The word END or OUTCOME is TELOS, and does not imply a result but rather
the finish line or the completion of the process.
In II Thessalonians 2:13 we have all three aspects of salvation, Justification,
the passive receiving of God's righteousness, sanctification, glorification.
Romans 6:23
For the wages of sin is death, but the free gift of God is eternal life
in Christ Jesus our Lord.
WAGES verse A FREE GIFT . . .
The word FREE GIFT is CARISMA, from the same root as GRACE, a grace gift
from God.
In Romans 8:10 and 13 relates the life we have, and remember that we have
eternal life now, to the Holy Spirit.
So the power for this eternal life is the Holy Spirit.

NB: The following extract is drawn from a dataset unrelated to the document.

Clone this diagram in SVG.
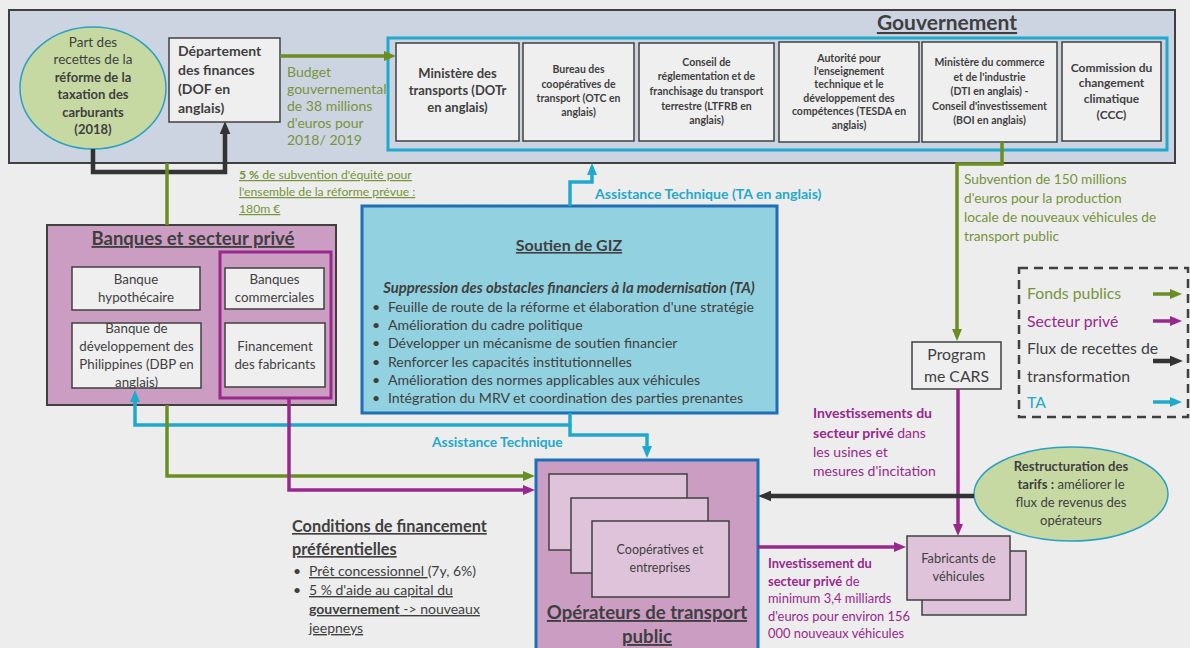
<svg xmlns="http://www.w3.org/2000/svg" width="1190" height="648" viewBox="0 0 1190 648">
<defs>
<style>
text{font-family:Lato,"Open Sans","Liberation Sans",sans-serif;fill:#3f3f3f;}
.c{text-anchor:middle;}
.b{font-weight:bold;}
.u{text-decoration:underline;}
.box{fill:#efefef;stroke:#404040;stroke-width:1.5;}
.pk{fill:#dfc3da;stroke:#404040;stroke-width:1.5;}
.g{fill:#77933c;}
.p{fill:#98288c;}
.cy{fill:#1fa9cc;}
.lg{fill:none;stroke:#6b8e23;stroke-width:3.5;}
.lp{fill:none;stroke:#98288c;stroke-width:3.5;}
.lc{fill:none;stroke:#1fa9cc;stroke-width:3.5;}
.lk{fill:none;stroke:#333;stroke-width:4.5;}
.s10{font-size:10.5px;}
.s12{font-size:12.5px;}
.s13{font-size:13px;}
.s14{font-size:14px;}
</style>
<marker id="mg" viewBox="0 0 12 10" refX="2" refY="5" markerWidth="12" markerHeight="10" markerUnits="userSpaceOnUse" orient="auto"><path d="M0,0 L12,5 L0,10 z" fill="#6b8e23"/></marker>
<marker id="mp" viewBox="0 0 12 10" refX="2" refY="5" markerWidth="12" markerHeight="10" markerUnits="userSpaceOnUse" orient="auto"><path d="M0,0 L12,5 L0,10 z" fill="#98288c"/></marker>
<marker id="mc" viewBox="0 0 12 10" refX="2" refY="5" markerWidth="12" markerHeight="10" markerUnits="userSpaceOnUse" orient="auto"><path d="M0,0 L12,5 L0,10 z" fill="#1fa9cc"/></marker>
<marker id="mk" viewBox="0 0 12 10" refX="2" refY="5" markerWidth="13" markerHeight="11" markerUnits="userSpaceOnUse" orient="auto"><path d="M0,0 L12,5 L0,10 z" fill="#333"/></marker>
</defs>
<rect x="0" y="0" width="1190" height="648" fill="#ededed"/>

<g id="gouvernement">
<rect x="9" y="10" width="1166" height="153" fill="#cdd4e1" stroke="#404040" stroke-width="2"/>
<text x="947" y="30" class="c b u" font-size="21">Gouvernement</text>
<rect x="388" y="38" width="779" height="112" fill="none" stroke="#1fa9cc" stroke-width="3"/>
</g>

<g id="recettes">
<ellipse cx="93" cy="88" rx="73" ry="61" fill="#c6d9a3" stroke="#2aa1c0" stroke-width="1.5"/>
<text class="c" font-size="13.5"><tspan x="93" y="47">Part des</tspan><tspan x="93" y="64">recettes de la</tspan><tspan x="93" y="82" class="b" font-size="13">réforme de la</tspan><tspan x="93" y="99" class="b" font-size="13">taxation des</tspan><tspan x="93" y="117" class="b" font-size="13">carburants</tspan><tspan x="93" y="134" class="b" font-size="13">(2018)</tspan></text>
</g>

<g id="dof">
<rect class="box" x="169" y="38" width="111" height="84"/>
<text class="b s14"><tspan x="178" y="56">Département</tspan><tspan x="178" y="75">des finances</tspan><tspan x="178" y="94">(DOF en</tspan><tspan x="178" y="113">anglais)</tspan></text>
</g>

<g id="dotr">
<rect class="box" x="396" y="43" width="123" height="98"/>
<text class="c b s13"><tspan x="457.5" y="78">Ministère des</tspan><tspan x="457.5" y="95">transports (DOTr</tspan><tspan x="457.5" y="112">en anglais)</tspan></text>
</g>
<g id="otc">
<rect class="box" x="523" y="43" width="111" height="98"/>
<text class="c b s10"><tspan x="578.5" y="73">Bureau des</tspan><tspan x="578.5" y="88">coopératives de</tspan><tspan x="578.5" y="102">transport (OTC en</tspan><tspan x="578.5" y="116">anglais)</tspan></text>
</g>
<g id="ltfrb">
<rect class="box" x="639" y="43" width="135" height="98"/>
<text class="c b s10"><tspan x="706.5" y="66">Conseil de</tspan><tspan x="706.5" y="80">réglementation et de</tspan><tspan x="706.5" y="95">franchisage du transport</tspan><tspan x="706.5" y="110">terrestre (LTFRB en</tspan><tspan x="706.5" y="124">anglais)</tspan></text>
</g>
<g id="tesda">
<rect class="box" x="779" y="42" width="140" height="100"/>
<text class="c b s10"><tspan x="849" y="62">Autorité pour</tspan><tspan x="849" y="75">l'enseignement</tspan><tspan x="849" y="88">technique et le</tspan><tspan x="849" y="102">développement des</tspan><tspan x="849" y="115">compétences (TESDA en</tspan><tspan x="849" y="129">anglais)</tspan></text>
</g>
<g id="dti">
<rect class="box" x="922" y="42" width="135" height="100"/>
<text class="c b s10"><tspan x="989.5" y="66">Ministère du commerce</tspan><tspan x="989.5" y="81">et de l'industrie</tspan><tspan x="989.5" y="95">(DTI en anglais) -</tspan><tspan x="989.5" y="110">Conseil d'investissement</tspan><tspan x="989.5" y="124">(BOI en anglais)</tspan></text>
</g>
<g id="ccc">
<rect class="box" x="1062" y="42" width="99" height="99"/>
<text class="c b" font-size="12"><tspan x="1111.5" y="72">Commission du</tspan><tspan x="1111.5" y="87">changement</tspan><tspan x="1111.5" y="103">climatique</tspan><tspan x="1111.5" y="119">(CCC)</tspan></text>
</g>

<g id="banques">
<rect x="47" y="225" width="289" height="180" fill="#cc9dc3" stroke="#404040" stroke-width="2"/>
<text x="193" y="245" class="c b u" font-size="18.5">Banques et secteur privé</text>
<rect x="220" y="252" width="111" height="146" fill="none" stroke="#98288c" stroke-width="3"/>
<g id="hypothecaire"><rect class="box" x="72" y="267" width="128" height="43"/>
<text class="c" font-size="13.3"><tspan x="136" y="284">Banque</tspan><tspan x="136" y="302">hypothécaire</tspan></text></g>
<g id="dbp"><rect class="box" x="72" y="323" width="129" height="65"/>
<text class="c" font-size="13.3"><tspan x="136.5" y="333">Banque de</tspan><tspan x="136.5" y="351">développement des</tspan><tspan x="136.5" y="369">Philippines (DBP en</tspan><tspan x="136.5" y="387">anglais)</tspan></text></g>
<g id="commerciales"><rect class="box" x="225" y="268" width="99" height="41"/>
<text class="c" font-size="13.3"><tspan x="274.5" y="284">Banques</tspan><tspan x="274.5" y="302">commerciales</tspan></text></g>
<g id="fabfin"><rect class="box" x="225" y="323" width="100" height="64"/>
<text class="c" font-size="13.3"><tspan x="275" y="351">Financement</tspan><tspan x="275" y="369">des fabricants</tspan></text></g>
</g>

<g id="giz">
<rect x="362" y="206" width="415" height="207" fill="#92d1df" stroke="#1f6fb7" stroke-width="3"/>
<text x="569" y="251" class="c b u" font-size="16">Soutien de GIZ</text>
<text x="569" y="293" class="c b" font-size="14.8" font-style="italic">Suppression des obstacles financiers à la modernisation (TA)</text>
<text font-size="14.1"><tspan x="372" y="312">•</tspan><tspan x="388" y="312">Feuille de route de la réforme et élaboration d'une stratégie</tspan><tspan x="372" y="330">•</tspan><tspan x="388" y="330">Amélioration du cadre politique</tspan><tspan x="372" y="348">•</tspan><tspan x="388" y="348">Développer un mécanisme de soutien financier</tspan><tspan x="372" y="367">•</tspan><tspan x="388" y="367">Renforcer les capacités institutionnelles</tspan><tspan x="372" y="385">•</tspan><tspan x="388" y="385">Amélioration des normes applicables aux véhicules</tspan><tspan x="372" y="403">•</tspan><tspan x="388" y="403">Intégration du MRV et coordination des parties prenantes</tspan></text>
</g>

<g id="operateurs">
<rect x="536" y="460" width="222" height="200" fill="#cc9dc3" stroke="#1f6fb7" stroke-width="3"/>
<rect class="pk" x="549" y="474" width="138" height="76"/>
<rect class="pk" x="571" y="498" width="137" height="75"/>
<rect class="pk" x="592" y="521" width="137" height="76"/>
<text class="c s12"><tspan x="660" y="554">Coopératives et</tspan><tspan x="660" y="572">entreprises</tspan></text>
<text class="c b u" font-size="18.6"><tspan x="647" y="619">Opérateurs de transport</tspan><tspan x="647" y="643">public</tspan></text>
</g>

<g id="cars">
<rect x="912" y="342" width="89" height="47" fill="#efefef" stroke="#404040" stroke-width="1.5"/>
<text class="c" font-size="15.8"><tspan x="956.5" y="360">Program</tspan><tspan x="956.5" y="382">me CARS</tspan></text>
</g>

<g id="fabricants">
<rect class="pk" x="922" y="551" width="104" height="64"/>
<rect class="pk" x="907" y="536" width="103" height="64"/>
<text class="c" font-size="12.8"><tspan x="958.5" y="563">Fabricants de</tspan><tspan x="958.5" y="581">véhicules</tspan></text>
</g>

<g id="tarifs">
<ellipse cx="1071" cy="494" rx="97" ry="47" fill="#c6d9a3" stroke="#2aa1c0" stroke-width="1.5"/>
<text class="c" font-size="13.1"><tspan x="1071" y="471" class="b">Restructuration des</tspan><tspan x="1071" y="489"><tspan class="b">tarifs :</tspan> améliorer le</tspan><tspan x="1071" y="507">flux de revenus des</tspan><tspan x="1071" y="525">opérateurs</tspan></text>
</g>

<g id="legende">
<rect x="1019" y="268" width="169" height="149" fill="none" stroke="#404040" stroke-width="2.5" stroke-dasharray="9,6"/>
<text font-size="15.8"><tspan x="1027" y="299" class="g">Fonds publics</tspan><tspan x="1027" y="327" class="p">Secteur privé</tspan><tspan x="1027" y="354">Flux de recettes de</tspan><tspan x="1027" y="382">transformation</tspan><tspan x="1027" y="408" class="cy">TA</tspan></text>
<path class="lg" d="M1153,294 H1172" marker-end="url(#mg)" stroke-width="3"/>
<path class="lp" d="M1153,321 H1172" marker-end="url(#mp)" stroke-width="3"/>
<path class="lk" d="M1153,361 H1172" marker-end="url(#mk)" stroke-width="3"/>
<path class="lc" d="M1153,402 H1172" marker-end="url(#mc)" stroke-width="3"/>
</g>

<g id="connecteurs">
<path class="lg" d="M280,56 H386" marker-end="url(#mg)"/>
<path class="lk" d="M93,149 V172 H225 V132" marker-end="url(#mk)"/>
<path class="lg" d="M167,163 V225"/>
<path class="lc" d="M570,206 V182 H592 V173" marker-end="url(#mc)"/>
<path class="lg" d="M1002,142 V164 H957 V331" marker-end="url(#mg)"/>
<path class="lc" d="M570,413 V425 H135 V400" marker-end="url(#mc)"/>
<path class="lc" d="M570,425 V435 H647 V448" marker-end="url(#mc)"/>
<path class="lg" d="M167,405 V476 H525" marker-end="url(#mg)"/>
<path class="lp" d="M289,398 V490 H525" marker-end="url(#mp)"/>
<path class="lp" d="M758,547 H896" marker-end="url(#mp)"/>
<path class="lp" d="M958,389 V526" marker-end="url(#mp)"/>
<path class="lk" d="M974,496 H769" marker-end="url(#mk)"/>
</g>

<g id="labels">
<text class="g" font-size="14"><tspan x="287" y="77">Budget</tspan><tspan x="287" y="94">gouvernemental</tspan><tspan x="287" y="111">de 38 millions</tspan><tspan x="287" y="128">d'euros pour</tspan><tspan x="287" y="145">2018/ 2019</tspan></text>
<text class="g u" font-size="12.2"><tspan x="239" y="179"><tspan class="b">5 %</tspan> de subvention d'équité pour</tspan><tspan x="239" y="196">l'ensemble de la réforme prévue :</tspan><tspan x="239" y="213">180m €</tspan></text>
<text class="cy b" font-size="14.1" x="595" y="199">Assistance Technique (TA en anglais)</text>
<text class="g" font-size="13.7"><tspan x="964" y="184">Subvention de 150 millions</tspan><tspan x="964" y="203">d'euros pour la production</tspan><tspan x="964" y="222">locale de nouveaux véhicules de</tspan><tspan x="964" y="241">transport public</tspan></text>
<text class="cy b" font-size="13.8" x="432" y="447">Assistance Technique</text>
<text class="p" font-size="14"><tspan x="813" y="418" class="b">Investissements du</tspan><tspan x="813" y="438"><tspan class="b">secteur privé</tspan> dans</tspan><tspan x="813" y="457">les usines et</tspan><tspan x="813" y="476">mesures d'incitation</tspan></text>
<text class="p" font-size="12.9"><tspan x="768" y="568" class="b">Investissement du</tspan><tspan x="768" y="586"><tspan class="b">secteur privé</tspan> de</tspan><tspan x="768" y="603">minimum 3,4 milliards</tspan><tspan x="768" y="621">d'euros pour environ 156</tspan><tspan x="768" y="638">000 nouveaux véhicules</tspan></text>
<text class="b u" font-size="16.3"><tspan x="292" y="532">Conditions de financement</tspan><tspan x="292" y="555">préférentielles</tspan></text>
<text font-size="14"><tspan x="293" y="576">•</tspan><tspan x="309" y="576"><tspan class="u">Prêt concessionnel </tspan>(7y, 6%)</tspan><tspan x="293" y="595">•</tspan><tspan x="309" y="595" class="u">5 % d'aide au capital du</tspan><tspan x="309" y="614" class="u"><tspan class="b">gouvernement</tspan> -&gt; nouveaux</tspan><tspan x="309" y="633" class="u">jeepneys</tspan></text>
</g>
</svg>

The sphere of this free gift of eternal life is IN CHRIST JESUS.
PRINCIPLES:
1. This verse looks back to the time in which we were unsaved.
We were on a course of life in which sin reigned in us and the outcome of
that is death.
Physical death apart from Christ and the Second Death, eternity in the Lake
of Fire.
2. By comparison we now have received a free gift, the Holy Spirit placing
us in Christ and there we have eternal life.
3. The eternal life we have allows us to then live with grace reigning in
our lives (Romans 5:21) and in the newness of life (Romans 6:4).
4. God has made all this possible for us, it is a real potential of the
believer and comes not by works but by faith.
5. The wages of sin being death can be applied to the believer only in that
when we do sin, get out of fellowship, we are in a temporal spiritual death
(being out of fellowship):
Romans 8:6 For the mind set on the flesh (carnal mind) is death, but the
mind set on the Spirit is life and peace.
I John 5:16-17 talks of sins that lead to death, a premature
death of the believer who is in reversionism(backslidden).